>> start

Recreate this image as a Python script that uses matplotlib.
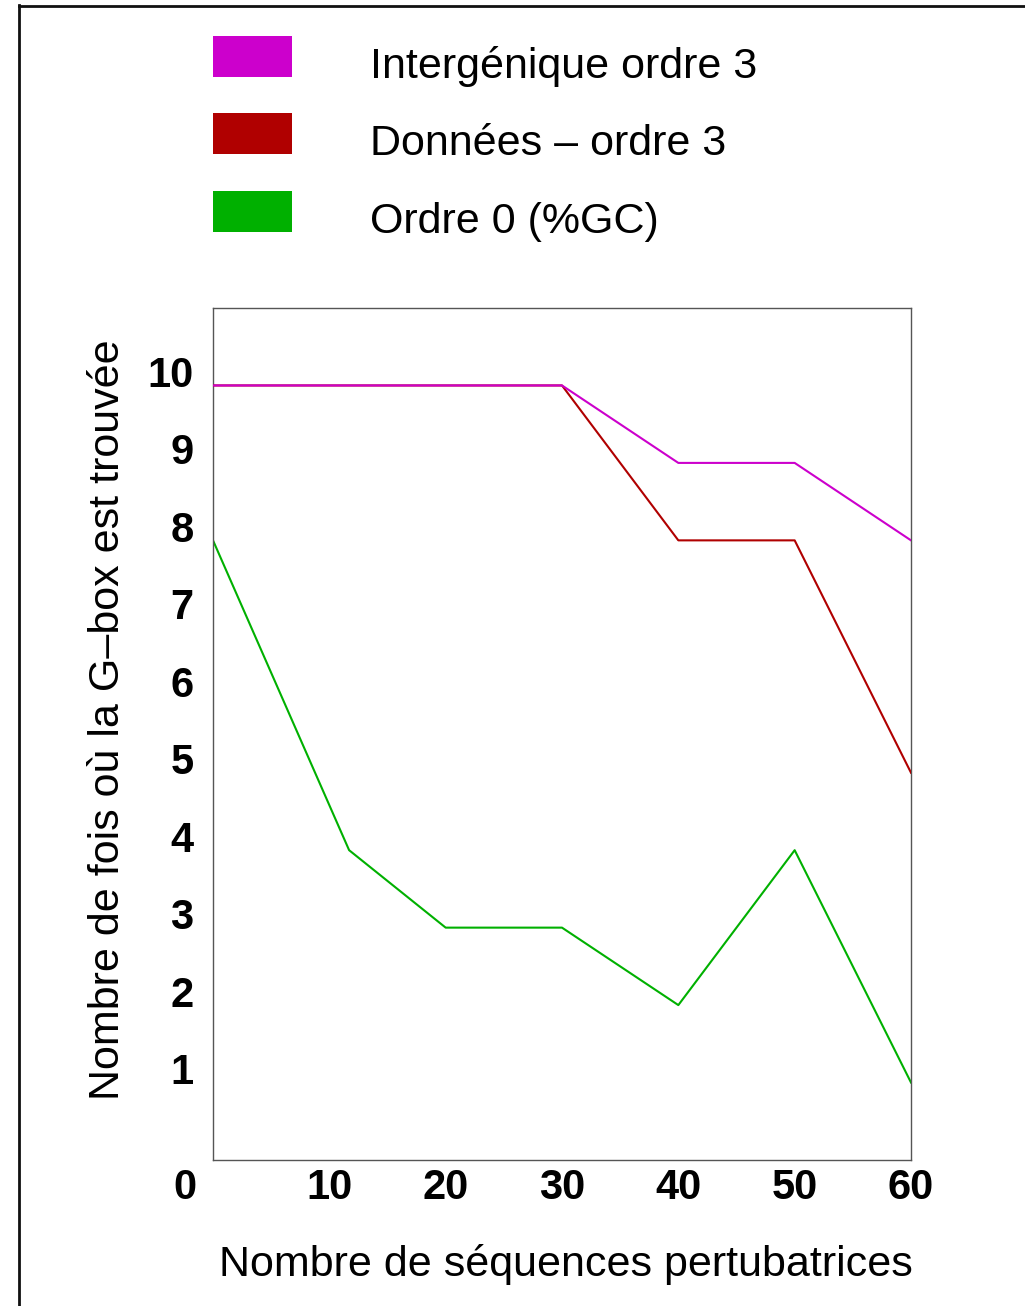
import matplotlib.pyplot as plt
from matplotlib.patches import Rectangle
from matplotlib.lines import Line2D
from matplotlib.transforms import ScaledTranslation

# nombre de sequences perturbatrices
x = [0, 11.7, 20, 30, 40, 50, 60]
# nombre de fois ou la G-box est trouvee
inter3 = [10, 10, 10, 10, 9, 9, 8]
donnees3 = [10, 10, 10, 10, 8, 8, 5]
ordre0 = [8, 4, 3, 3, 2, 4, 1]

noms = ['Intergénique ordre 3', 'Données – ordre 3', 'Ordre 0 (%GC)']
couleurs = ['#cc00cc', '#b00000', '#00b000']

xticks = [0, 10, 20, 30, 40, 50, 60]
yticks = [1, 2, 3, 4, 5, 6, 7, 8, 9, 10]

plt.rcParams['font.family'] = ['Liberation Sans', 'DejaVu Sans']

W, H = 1025, 1306
fig = plt.figure(figsize=(W / 100, H / 100), dpi=100)
ax = fig.add_axes([213 / W, 1 - 1160 / H, 698 / W, 852 / H])

# la courbe magenta passe au-dessus de la rouge
ax.plot(x, ordre0, color=couleurs[2], lw=1.5, zorder=2)
ax.plot(x, donnees3, color=couleurs[1], lw=1.5, zorder=3)
ax.plot(x, inter3, color=couleurs[0], lw=1.5, zorder=4)

ax.set_xlim(0, 60)
ax.set_ylim(0, 11)
for s in ax.spines.values():
    s.set_color('#555555')
    s.set_linewidth(1.0)

tickfont = dict(family=['Liberation Sans Narrow', 'Liberation Sans'],
                weight='bold', size=30)
ax.set_xticks(xticks)
ax.set_xticklabels([str(v) for v in xticks], fontdict=tickfont)
ax.set_yticks(yticks)
ax.set_yticklabels([str(v) for v in yticks], fontdict=tickfont)
ax.tick_params(length=0)
ax.tick_params(axis='x', pad=6)
ax.tick_params(axis='y', pad=14)

# les etiquettes y sont decalees vers le haut
for lab in ax.get_yticklabels():
    lab.set_transform(lab.get_transform() + ScaledTranslation(0, 0.14, fig.dpi_scale_trans))
# le 0 est place a gauche du coin
lab0 = ax.get_xticklabels()[0]
lab0.set_transform(lab0.get_transform() + ScaledTranslation(-0.28, 0, fig.dpi_scale_trans))

ax.set_xlabel('Nombre de séquences pertubatrices', fontsize=31, labelpad=26)
ax.set_ylabel('Nombre de fois où la G–box est trouvée', fontsize=31, labelpad=14)
ax.xaxis.label.set_x(0.5 + 4 / 698)
ax.yaxis.label.set_y(0.5 + 14 / 852)

# legende en haut, hors du graphe
tops = [35.7, 113.3, 190.7]
for nom, c, t in zip(noms, couleurs, tops):
    fig.add_artist(Rectangle((213 / W, 1 - (t + 41) / H), 79 / W, 41 / H,
                             facecolor=c, edgecolor='none', transform=fig.transFigure))
    fig.text(370 / W, 1 - (t + 42) / H, nom, fontsize=31, va='baseline', ha='left')

# cadre exterieur
fig.add_artist(Line2D([18.5 / W, 18.5 / W], [1 - 5 / H, 0], color='#111111', lw=2.0,
                      transform=fig.transFigure))
fig.add_artist(Line2D([18.5 / W, 1], [1 - 5.5 / H, 1 - 5.5 / H], color='#111111', lw=2.0,
                      transform=fig.transFigure))

fig.savefig('out.png', dpi=100)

>> end

◆ What the exercise asks ◆
Repeat the listing verbatim. Skip the pictures.

◆ Correct output ◆
Recreate this image as a Python script that uses matplotlib.
import matplotlib.pyplot as plt
from matplotlib.patches import Rectangle
from matplotlib.lines import Line2D
from matplotlib.transforms import ScaledTranslation

# nombre de sequences perturbatrices
x = [0, 11.7, 20, 30, 40, 50, 60]
# nombre de fois ou la G-box est trouvee
inter3 = [10, 10, 10, 10, 9, 9, 8]
donnees3 = [10, 10, 10, 10, 8, 8, 5]
ordre0 = [8, 4, 3, 3, 2, 4, 1]

noms = ['Intergénique ordre 3', 'Données – ordre 3', 'Ordre 0 (%GC)']
couleurs = ['#cc00cc', '#b00000', '#00b000']

xticks = [0, 10, 20, 30, 40, 50, 60]
yticks = [1, 2, 3, 4, 5, 6, 7, 8, 9, 10]

plt.rcParams['font.family'] = ['Liberation Sans', 'DejaVu Sans']

W, H = 1025, 1306
fig = plt.figure(figsize=(W / 100, H / 100), dpi=100)
ax = fig.add_axes([213 / W, 1 - 1160 / H, 698 / W, 852 / H])

# la courbe magenta passe au-dessus de la rouge
ax.plot(x, ordre0, color=couleurs[2], lw=1.5, zorder=2)
ax.plot(x, donnees3, color=couleurs[1], lw=1.5, zorder=3)
ax.plot(x, inter3, color=couleurs[0], lw=1.5, zorder=4)

ax.set_xlim(0, 60)
ax.set_ylim(0, 11)
for s in ax.spines.values():
    s.set_color('#555555')
    s.set_linewidth(1.0)

tickfont = dict(family=['Liberation Sans Narrow', 'Liberation Sans'],
                weight='bold', size=30)
ax.set_xticks(xticks)
ax.set_xticklabels([str(v) for v in xticks], fontdict=tickfont)
ax.set_yticks(yticks)
ax.set_yticklabels([str(v) for v in yticks], fontdict=tickfont)
ax.tick_params(length=0)
ax.tick_params(axis='x', pad=6)
ax.tick_params(axis='y', pad=14)

# les etiquettes y sont decalees vers le haut
for lab in ax.get_yticklabels():
    lab.set_transform(lab.get_transform() + ScaledTranslation(0, 0.14, fig.dpi_scale_trans))
# le 0 est place a gauche du coin
lab0 = ax.get_xticklabels()[0]
lab0.set_transform(lab0.get_transform() + ScaledTranslation(-0.28, 0, fig.dpi_scale_trans))

ax.set_xlabel('Nombre de séquences pertubatrices', fontsize=31, labelpad=26)
ax.set_ylabel('Nombre de fois où la G–box est trouvée', fontsize=31, labelpad=14)
ax.xaxis.label.set_x(0.5 + 4 / 698)
ax.yaxis.label.set_y(0.5 + 14 / 852)

# legende en haut, hors du graphe
tops = [35.7, 113.3, 190.7]
for nom, c, t in zip(noms, couleurs, tops):
    fig.add_artist(Rectangle((213 / W, 1 - (t + 41) / H), 79 / W, 41 / H,
                             facecolor=c, edgecolor='none', transform=fig.transFigure))
    fig.text(370 / W, 1 - (t + 42) / H, nom, fontsize=31, va='baseline', ha='left')

# cadre exterieur
fig.add_artist(Line2D([18.5 / W, 18.5 / W], [1 - 5 / H, 0], color='#111111', lw=2.0,
                      transform=fig.transFigure))
fig.add_artist(Line2D([18.5 / W, 1], [1 - 5.5 / H, 1 - 5.5 / H], color='#111111', lw=2.0,
                      transform=fig.transFigure))

fig.savefig('out.png', dpi=100)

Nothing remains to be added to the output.